* **YOUR GOAL**: Line by line, repeat the data below exactly, beginning at the first line and ending at the line with "import * as". Omit pictures.

* **PROVIDED INFORMATION**:
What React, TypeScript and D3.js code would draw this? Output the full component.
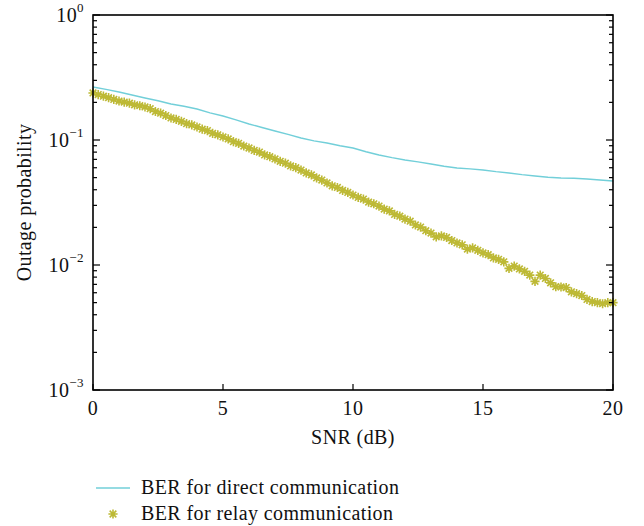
import React from "react";
import * as d3 from "d3";

// relay curve, 0.2 dB steps
const relaySnr = d3.range(0, 101).map((i) => +(i * 0.2).toFixed(1));
const relayBer = [
  0.2377, 0.231, 0.224, 0.218, 0.211,
  0.2051, 0.201, 0.197, 0.191, 0.188,
  0.1837, 0.178, 0.169, 0.164, 0.157,
  0.150, 0.146, 0.141, 0.135, 0.132,
  0.1271, 0.122, 0.119, 0.113, 0.110,
  0.1057, 0.102, 0.0970, 0.0940, 0.0895,
  0.0863, 0.0825, 0.0800, 0.0760, 0.0736,
  0.0705, 0.0675, 0.0652, 0.0620, 0.0601,
  0.0575, 0.0545, 0.0526, 0.0497, 0.0478,
  0.0453, 0.0430, 0.0417, 0.0395, 0.0381,
  0.0363, 0.0347, 0.0337, 0.0319, 0.0309,
  0.0296, 0.0280, 0.0271, 0.0254, 0.0246,
  0.0233, 0.0224, 0.0209, 0.0201, 0.0188,
  0.0180, 0.0168, 0.0171, 0.0166, 0.0157,
  0.0150, 0.0145, 0.0134, 0.0137, 0.0131,
  0.0125, 0.0121, 0.0114, 0.0111, 0.0106,
  0.0094, 0.0098, 0.0093, 0.0089, 0.0083,
  0.0074, 0.0083, 0.0078, 0.0072, 0.0067,
  0.00667, 0.0066, 0.0061, 0.0059, 0.0057,
  0.0053, 0.0051, 0.0050, 0.0049, 0.0050,
  0.0050,
];

// direct curve, 0.5 dB steps
const directSnr = d3.range(0, 41).map((i) => i * 0.5);
const directBer = [
  0.2655, 0.254, 0.2421, 0.229, 0.2168, 0.206, 0.1941, 0.186, 0.177, 0.165,
  0.1556, 0.145, 0.1343, 0.126, 0.118, 0.111, 0.1038, 0.0985, 0.0946, 0.09,
  0.0863, 0.0805, 0.0759, 0.0722, 0.0692, 0.0668, 0.0643, 0.0616, 0.0597, 0.0588,
  0.0575, 0.0558, 0.0545, 0.0528, 0.0515, 0.0503, 0.0497, 0.0494, 0.0488, 0.0478,
  0.047,
];

const xTicks = [0, 5, 10, 15, 20];
const yExponents = [0, -1, -2, -3];
const legendLabels = ["BER for direct communication", "BER for relay communication"];

const CYAN = "#72cfd9";
const OLIVE = "#bdb935";
const FONT = "'Liberation Serif', 'Times New Roman', serif";

const Star = ({ x, y, r = 4.6 }: { x: number; y: number; r?: number }) => {
  const d = r * 0.72;
  return (
    <path
      d={`M${x - r},${y}H${x + r}M${x},${y - r}V${y + r}M${x - d},${y - d}L${x + d},${y + d}M${x - d},${y + d}L${x + d},${y - d}`}
      stroke={OLIVE}
      strokeWidth={1.6}
      fill="none"
    />
  );
};

export default function App() {
  const width = 644;
  const height = 526;
  const left = 93, right = 613, top = 15, bottom = 390;

  const x = d3.scaleLinear().domain([0, 20]).range([left, right]);
  const y = d3.scaleLog().domain([1e-3, 1]).range([bottom, top]);

  const line = d3
    .line<number>()
    .x((_, i) => x(directSnr[i]))
    .y((d) => y(d));

  const yTicks = y.ticks();
  const textStyle = { fontFamily: FONT, letterSpacing: "0.4px" };

  return (
    <svg
      width={width}
      height={height}
      style={{ position: "absolute", left: 0, top: 0, background: "#fff", fontFamily: FONT }}
    >
      {/* data */}
      <path d={line(directBer) || ""} fill="none" stroke={CYAN} strokeWidth={1.4} />
      {relayBer.map((v, i) => (
        <Star key={i} x={x(relaySnr[i])} y={y(v)} />
      ))}

      {/* frame */}
      <rect x={left} y={top} width={right - left} height={bottom - top} fill="none" stroke="#000" strokeWidth={1.6} />

      {/* y ticks left and right */}
      {yTicks.map((t, i) => {
        const major = Math.abs(Math.log10(t) - Math.round(Math.log10(t))) < 1e-9;
        const len = major ? 7 : 4;
        const yy = y(t);
        return (
          <g key={i} stroke="#000" strokeWidth={1.2}>
            <line x1={left} x2={left + len} y1={yy} y2={yy} />
            <line x1={right} x2={right - len} y1={yy} y2={yy} />
          </g>
        );
      })}

      {/* x ticks */}
      {xTicks.map((t) => (
        <g key={t}>
          <line x1={x(t)} x2={x(t)} y1={bottom} y2={bottom - 6} stroke="#000" strokeWidth={1.2} />
          <text x={x(t)} y={bottom + 25} fontSize={20} textAnchor="middle" fill="#111" style={textStyle}>
            {t}
          </text>
        </g>
      ))}

      {/* y tick labels */}
      {yExponents.map((e) => (
        <text key={e} x={left - 9} y={y(Math.pow(10, e)) + 7} fontSize={20} textAnchor="end" fill="#111" style={textStyle}>
          10
          <tspan fontSize={13} dy={-10}>
            {e === 0 ? "0" : "\u2212" + Math.abs(e)}
          </tspan>
        </text>
      ))}

      {/* axis titles */}
      <text x={(left + right) / 2} y={444} fontSize={20} textAnchor="middle" fill="#111" style={textStyle}>
        SNR (dB)
      </text>
      <text
        transform={`translate(31,${(top + bottom) / 2}) rotate(-90)`}
        fontSize={20}
        textAnchor="middle"
        fill="#111"
        style={textStyle}
      >
        Outage probability
      </text>

      {/* legend */}
      <line x1={96} x2={130} y1={488} y2={488} stroke={CYAN} strokeWidth={1.4} />
      <text x={141} y={494} fontSize={20} fill="#111" style={textStyle}>
        {legendLabels[0]}
      </text>
      <Star x={113} y={514} />
      <text x={141} y={520} fontSize={20} fill="#111" style={textStyle}>
        {legendLabels[1]}
      </text>
    </svg>
  );
}
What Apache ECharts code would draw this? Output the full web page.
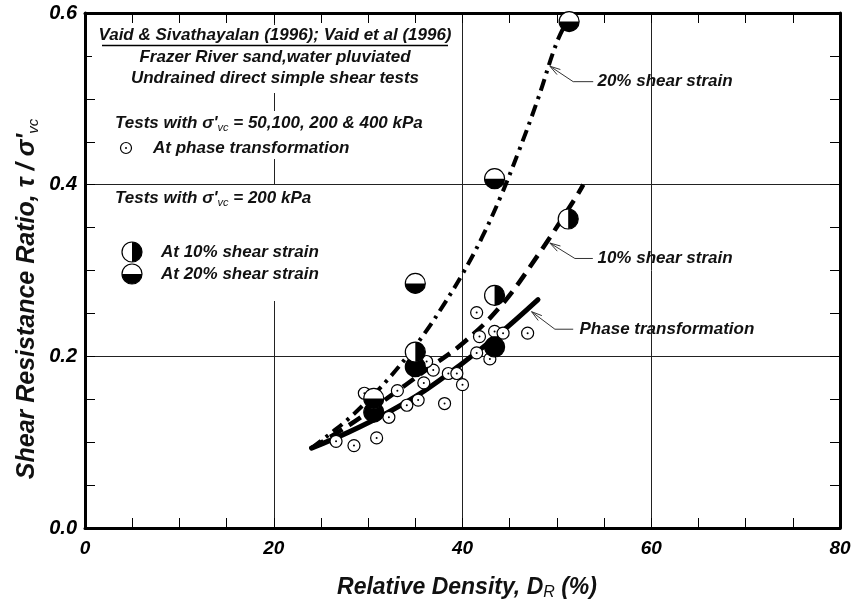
<!DOCTYPE html>
<html><head><meta charset="utf-8">
<script src="https://cdn.jsdelivr.net/npm/echarts@6/dist/echarts.min.js"></script>
<style>html,body{margin:0;padding:0;background:#fff}#c{width:854px;height:604px}</style>
</head><body><div id="c"></div>
<script>
// ---------- data ----------
const xTickLabels = ['0', '20', '40', '60', '80'];
const yTickLabels = ['0.0', '0.2', '0.4', '0.6'];

// Phase transformation, sigma'vc = 50,100,200 & 400 kPa  [DR %, tau/sigma'vc]
const phasePts = [
  [26.6, 0.101], [28.5, 0.096], [30.9, 0.105], [29.6, 0.157], [32.2, 0.129],
  [33.1, 0.160], [34.1, 0.143], [35.3, 0.149], [35.9, 0.169], [36.9, 0.184],
  [36.2, 0.194], [38.1, 0.145], [38.5, 0.180], [39.4, 0.180], [40.0, 0.167],
  [41.5, 0.204], [42.9, 0.197], [41.8, 0.223], [41.5, 0.251], [43.4, 0.229],
  [44.3, 0.227], [46.9, 0.227]
];
// sigma'vc = 200 kPa
const strain10Pts = [[35.0, 0.205], [43.4, 0.271], [51.2, 0.360]];
const strain20Pts = [[30.6, 0.151], [35.0, 0.285], [43.4, 0.407], [51.3, 0.590]];
const filledPts = [[30.6, 0.135], [35.0, 0.188], [43.4, 0.211]];

// fitted trend curves
const curvePhase = [[24, 0.093], [28, 0.112], [32, 0.134], [36, 0.160], [40, 0.192], [44, 0.227], [48, 0.266]];
const curve10 = [[24, 0.093], [28, 0.120], [32, 0.151], [36, 0.183], [40, 0.215], [44, 0.258], [48, 0.318], [52, 0.385], [52.8, 0.400]];
const curve20 = [[24, 0.093], [26, 0.110], [28, 0.128], [30, 0.149], [32, 0.172], [34, 0.198], [36, 0.227],
  [38, 0.260], [40, 0.296], [42, 0.337], [44, 0.385], [46, 0.440], [48, 0.500], [50, 0.566], [51.3, 0.595]];

// curve labels with leader lines (data coordinates)
const annotationText = ['20% shear strain', '10% shear strain', 'Phase transformation'];
const annotationPath = [
  [[49.26, 0.538], [51.73, 0.520], [53.85, 0.520]],
  [[49.26, 0.332], [51.91, 0.314], [53.81, 0.314]],
  [[47.32, 0.252], [49.79, 0.2316], [51.73, 0.2316]]
];
const annotationAnchor = [[54.3, 0.520], [54.3, 0.314], [52.4, 0.2316]];

// ---------- chart ----------
const FONT = '"Liberation Sans", Arial, Helvetica, sans-serif';
const chart = echarts.init(document.getElementById('c'), null, {renderer: 'canvas'});

function axisCommon(extra) {
  return Object.assign({
    axisLine: {show: true, onZero: false, lineStyle: {color: '#000', width: 3}},
    axisTick: {show: true, inside: true, length: 10, lineStyle: {color: '#000', width: 1}},
    minorTick: {show: true, splitNumber: 4, length: 10, lineStyle: {color: '#000', width: 1}},
    splitLine: {show: false}
  }, extra);
}
const labelStyle = {color: '#000', fontFamily: FONT, fontWeight: 'bold', fontStyle: 'italic'};

function markerShapes(kind, c, r, z) {
  const ch = [{type: 'circle', shape: {cx: c[0], cy: c[1], r: r}, style: {fill: '#fff', stroke: '#000', lineWidth: 1.2}}];
  if (kind === 'p10') {
    ch.push({type: 'sector', shape: {cx: c[0], cy: c[1], r0: 0, r: r, startAngle: -Math.PI / 2, endAngle: Math.PI / 2, clockwise: true}, style: {fill: '#000'}});
  } else if (kind === 'p20') {
    ch.push({type: 'sector', shape: {cx: c[0], cy: c[1], r0: 0, r: r, startAngle: 0, endAngle: Math.PI, clockwise: true}, style: {fill: '#000'}});
  } else if (kind === 'full') {
    ch[0].style.fill = '#000';
  } else if (kind === 'pt') {
    ch.push({type: 'circle', shape: {cx: c[0], cy: c[1], r: 1}, style: {fill: '#000'}});
  }
  if (z !== undefined) ch.forEach(function (e) { e.z = z; });
  return ch;
}
function markerSeries(name, pts, kind, r, z) {
  return {
    name: name, type: 'custom', coordinateSystem: 'cartesian2d', z: z,
    data: pts,
    renderItem: function (params, api) {
      const c = api.coord([api.value(0), api.value(1)]);
      return {type: 'group', children: markerShapes(kind, c, r)};
    }
  };
}

const txt = {fontFamily: FONT, fontWeight: 'bold', fontStyle: 'italic', fontSize: 17, fill: '#111'};
function richText(x, y, text, align) {
  return {
    type: 'text', x: x, y: y, z: 20,
    style: {
      text: text, align: align || 'left', verticalAlign: 'middle',
      textAlign: align || 'left', textVerticalAlign: 'middle',
      rich: {
        a: Object.assign({lineHeight: 20}, txt),
        s: {fontFamily: FONT, fontWeight: 'normal', fontStyle: 'italic', fontSize: 11, fill: '#111', lineHeight: 8, verticalAlign: 'bottom'}
      }
    }
  };
}
function whiteRect(x, y, w, h) {
  return {type: 'rect', z: 15, shape: {x: x, y: y, width: w, height: h}, style: {fill: '#fff'}};
}
function legendSym(kind, cx, cy, r) {
  return {type: 'group', z: 20, children: markerShapes(kind, [cx, cy], r, 20)};
}

const option = {
  animation: false,
  backgroundColor: '#fff',
  grid: {left: 85, right: 14, top: 13, bottom: 76, containLabel: false},
  xAxis: [
    axisCommon({
      type: 'value', min: 0, max: 80, interval: 20, position: 'bottom',
      axisLabel: Object.assign({margin: 11, fontSize: 19, formatter: function (v) { return xTickLabels[Math.round(v / 20)]; }}, labelStyle),
      splitLine: {show: true, lineStyle: {color: '#222', width: 1}}
    }),
    axisCommon({type: 'value', min: 0, max: 80, interval: 20, position: 'top', axisLabel: {show: false}})
  ],
  yAxis: [
    axisCommon({
      type: 'value', min: 0, max: 0.6, interval: 0.2, position: 'left',
      axisLabel: Object.assign({margin: 8, fontSize: 20, formatter: function (v) { return yTickLabels[Math.round(v / 0.2)]; }}, labelStyle),
      splitLine: {show: true, lineStyle: {color: '#222', width: 1}}
    }),
    axisCommon({type: 'value', min: 0, max: 0.6, interval: 0.2, position: 'right', axisLabel: {show: false}})
  ],
  series: [
    {name: 'Phase transformation', type: 'line', data: curvePhase, smooth: 0.4, showSymbol: false, z: 2,
      lineStyle: {color: '#000', width: 5, cap: 'round'}},
    {name: '10% shear strain', type: 'line', data: curve10, smooth: 0.4, showSymbol: false, z: 2,
      lineStyle: {color: '#000', width: 4.5, type: [14, 8]}},
    {name: '20% shear strain', type: 'line', data: curve20, smooth: 0.4, showSymbol: false, z: 2,
      lineStyle: {color: '#000', width: 4, type: [12, 6, 3, 6]}},
    markerSeries('At phase transformation', phasePts, 'pt', 6, 3),
    markerSeries('Filled', filledPts, 'full', 10, 4),
    markerSeries('At 20% shear strain', strain20Pts, 'p20', 10, 5),
    markerSeries('At 10% shear strain', strain10Pts, 'p10', 10, 5),
    {
      name: 'labels', type: 'custom', coordinateSystem: 'cartesian2d', z: 6,
      data: annotationAnchor,
      renderItem: function (params, api) {
        const i = params.dataIndex;
        const pts = annotationPath[i].map(function (p) { return api.coord(p); });
        const tip = pts[0], nxt = pts[1];
        const dx = nxt[0] - tip[0], dy = nxt[1] - tip[1];
        const L = Math.hypot(dx, dy), ux = dx / L, uy = dy / L;
        const len = 11;
        function rot(a) { return [ux * Math.cos(a) - uy * Math.sin(a), ux * Math.sin(a) + uy * Math.cos(a)]; }
        const r1 = rot(0.28), r2 = rot(-0.28);
        const anc = api.coord([api.value(0), api.value(1)]);
        return {type: 'group', children: [
          {type: 'polyline', shape: {points: pts}, style: {stroke: '#333', lineWidth: 1, fill: null}},
          {type: 'polyline', shape: {points: [[tip[0] + r1[0] * len, tip[1] + r1[1] * len], tip, [tip[0] + r2[0] * len, tip[1] + r2[1] * len]]},
            style: {stroke: '#333', lineWidth: 1, fill: null}},
          {type: 'text', x: anc[0], y: anc[1], style: Object.assign({text: annotationText[i], align: 'left', verticalAlign: 'middle'}, txt)}
        ]};
      }
    }
  ],
  graphic: [
    whiteRect(92, 25, 368, 68),
    whiteRect(102, 111, 350, 48),
    whiteRect(102, 185, 263, 116),
    richText(275, 35, '{a|Vaid & Sivathayalan (1996); Vaid et al (1996)}', 'center'),
    {type: 'line', z: 20, shape: {x1: 102, y1: 45.5, x2: 448, y2: 45.5}, style: {stroke: '#000', lineWidth: 1.5}},
    richText(275, 57, '{a|Frazer River sand,water pluviated}', 'center'),
    richText(275, 78, '{a|Undrained direct simple shear tests}', 'center'),
    richText(115, 123, "{a|Tests with σ'}{s|vc}{a| = 50,100, 200 & 400 kPa}"),
    legendSym('pt', 126, 148, 5.5),
    richText(153, 148, '{a|At phase transformation}'),
    richText(115, 198, "{a|Tests with σ'}{s|vc}{a| = 200 kPa}"),
    legendSym('p10', 132, 252, 10),
    richText(161, 252, '{a|At 10% shear strain}'),
    legendSym('p20', 132, 274, 10),
    richText(161, 274, '{a|At 20% shear strain}'),
    {
      type: 'text', x: 27, y: 299, rotation: Math.PI / 2, z: 20,
      style: {
        text: "{a|Shear Resistance Ratio, τ / σ'}{s|vc}",
        align: 'center', verticalAlign: 'middle', textAlign: 'center', textVerticalAlign: 'middle',
        rich: {
          a: {fontFamily: FONT, fontWeight: 'bold', fontStyle: 'italic', fontSize: 25, fill: '#111', lineHeight: 28},
          s: {fontFamily: FONT, fontWeight: 'normal', fontStyle: 'italic', fontSize: 15, fill: '#111', lineHeight: 12, verticalAlign: 'bottom'}
        }
      }
    },
    {
      type: 'text', x: 467, y: 588, z: 20,
      style: {
        text: '{a|Relative Density, D}{s|R}{a| (%)}',
        align: 'center', verticalAlign: 'middle', textAlign: 'center', textVerticalAlign: 'middle',
        rich: {
          a: {fontFamily: FONT, fontWeight: 'bold', fontStyle: 'italic', fontSize: 23, fill: '#111', lineHeight: 26},
          s: {fontFamily: FONT, fontWeight: 'normal', fontStyle: 'italic', fontSize: 16, fill: '#111', lineHeight: 12, verticalAlign: 'bottom'}
        }
      }
    }
  ]
};
chart.setOption(option);
</script>
</body></html>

* **ANSWER TO THE TASK**:
What React, TypeScript and D3.js code would draw this? Output the full component.
import React from "react";
import * as d3 from "d3";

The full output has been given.